Rancangan ekonomi Islam yang berlandaskan tauhid menempatkan prinsip keesaan Allah sebagai fondasi utama dalam setiap aspek kegiatan ekonomi. Tauhid (keimanan kepada satu Tuhan, Allah) tidak hanya menjadi dasar dalam keyakinan spiritual, tetapi juga membentuk paradigma ekonomi Islam yang mempengaruhi bagaimana individu, masyarakat, dan negara berinteraksi dengan harta, sumber daya, serta kekayaan secara keseluruhan. Berikut adalah beberapa aspek utama dari rancangan ekonomi Islam yang berlandaskan tauhid:
1. Tauhid sebagai Landasan Moral dan Etika Ekonomi
Kesadaran Kepemilikan Allah: Dalam pandangan Islam, seluruh alam semesta dan segala isinya adalah milik Allah. Manusia hanya bertindak sebagai khalifah (pengelola) yang diberi amanah untuk menggunakan dan mengelola sumber daya dengan bijaksana dan sesuai dengan syariat-Nya. Pemahaman ini membentuk hubungan manusia dengan harta dan kekayaan, di mana tidak ada kepemilikan absolut atas kekayaan. Hal ini mendorong sikap bertanggung jawab dan penggunaan kekayaan untuk kepentingan bersama, bukan untuk eksploitasi.
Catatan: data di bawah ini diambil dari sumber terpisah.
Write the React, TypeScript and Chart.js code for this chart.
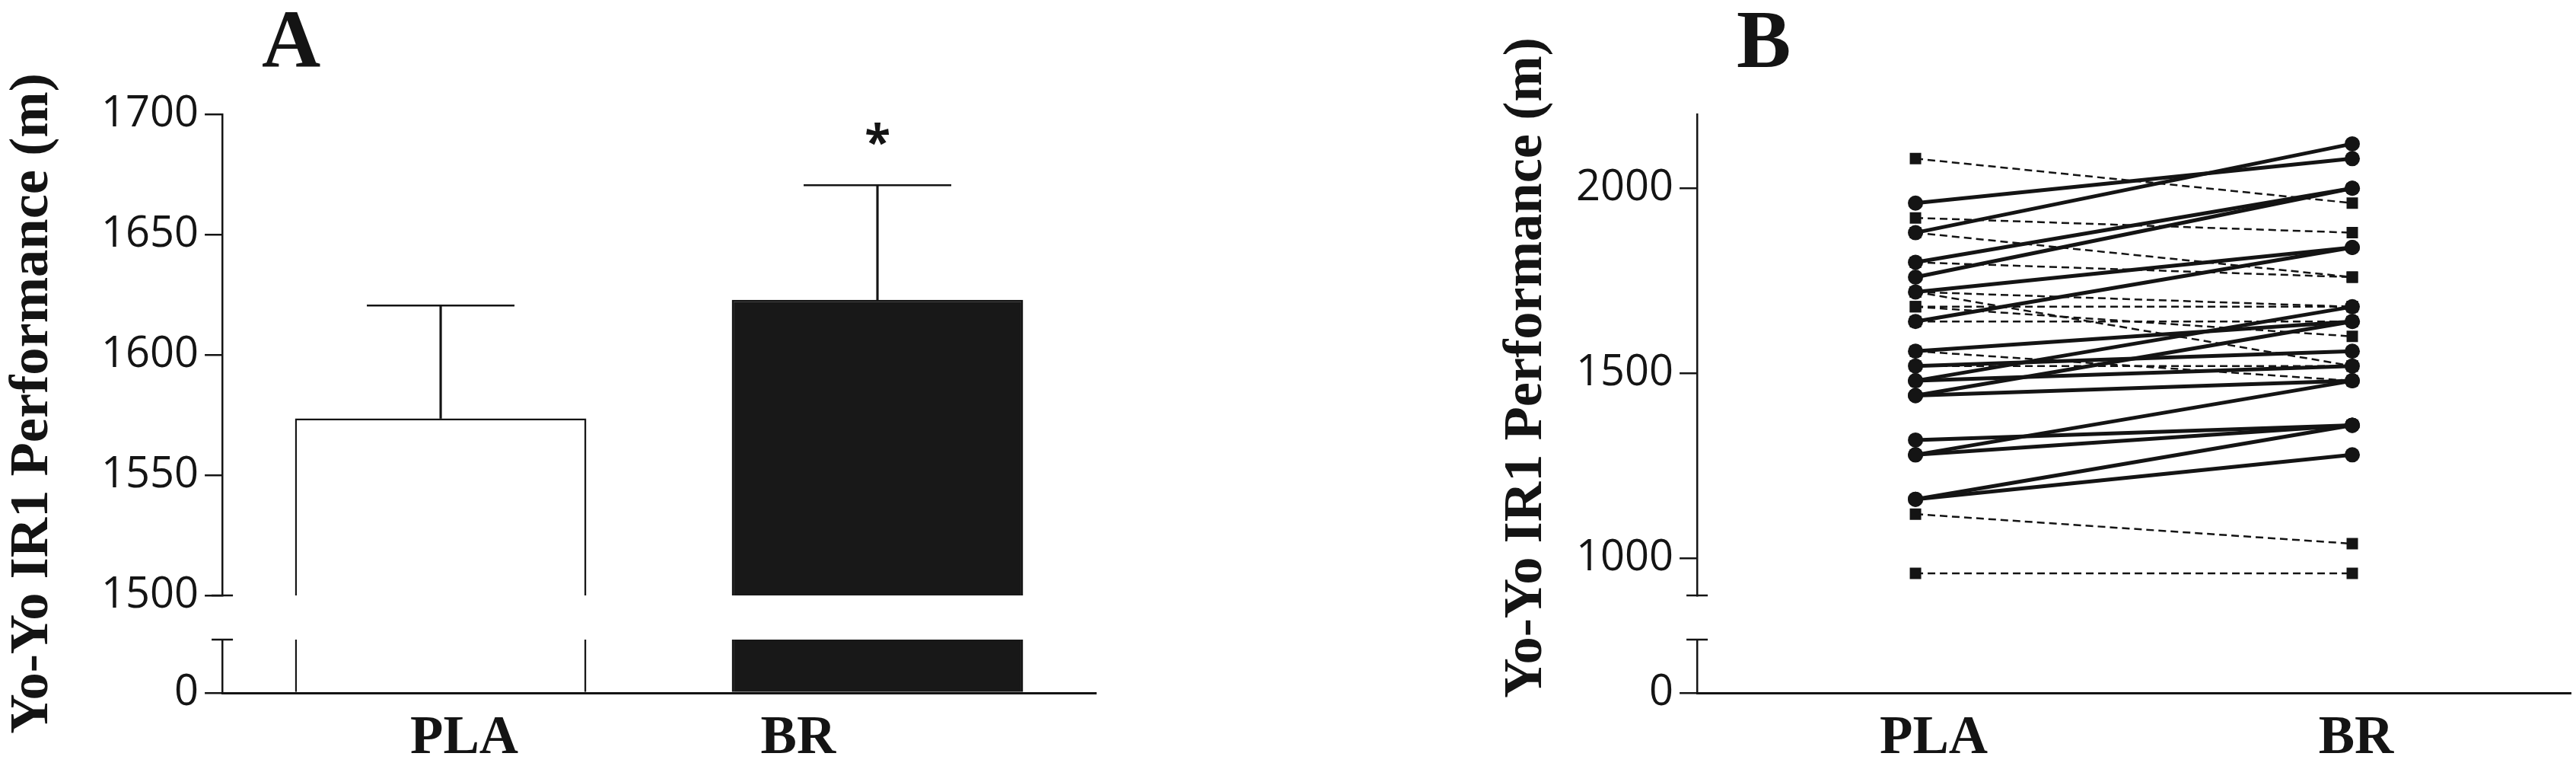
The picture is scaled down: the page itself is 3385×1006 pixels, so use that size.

Tanggung Jawab Moral: Ekonomi Islam berbasis tauhid mendorong setiap individu untuk bertindak sesuai dengan nilai-nilai etika Islam, seperti keadilan, kejujuran, dan transparansi. Aktivitas ekonomi tidak hanya dinilai dari segi material, tetapi juga dari perspektif spiritual dan moral.
2. Tujuan Ekonomi: Pencapaian Maqasid al-Syariah
Maqasid al-Syariah adalah tujuan utama dari syariat Islam, yang mencakup perlindungan agama, jiwa, akal, keturunan, dan harta. Dalam ekonomi berbasis tauhid, tujuan utama adalah mencapai kesejahteraan yang selaras dengan maqasid al-syariah, yakni tercapainya keadilan sosial, distribusi kekayaan yang adil, serta pengelolaan sumber daya yang tidak merugikan orang lain.
Tujuan ekonomi ini bukan sekadar untuk mengejar keuntungan atau akumulasi kekayaan, tetapi lebih kepada memastikan kesejahteraan umat manusia secara keseluruhan serta memenuhi kebutuhan dasar setiap individu.
3. Larangan Riba dan Sistem Keadilan dalam Transaksi
Larangan Riba (Bunga): Tauhid melarang praktek riba karena riba dianggap sebagai bentuk ketidakadilan ekonomi yang dapat merusak tatanan sosial. Riba cenderung memanfaatkan orang yang lemah secara ekonomi dan memperkaya mereka yang kuat. Sistem ekonomi tauhid menekankan pada keadilan dan kesetaraan, serta melarang praktik-praktik yang mengarah pada eksploitasi.
Transaksi yang Jujur dan Adil: Setiap transaksi ekonomi harus dilandasi oleh prinsip kejujuran, saling ridha (kerelaan), dan keterbukaan. Tauhid mengajarkan bahwa setiap manusia bertanggung jawab kepada Allah atas setiap tindakannya, termasuk dalam urusan ekonomi.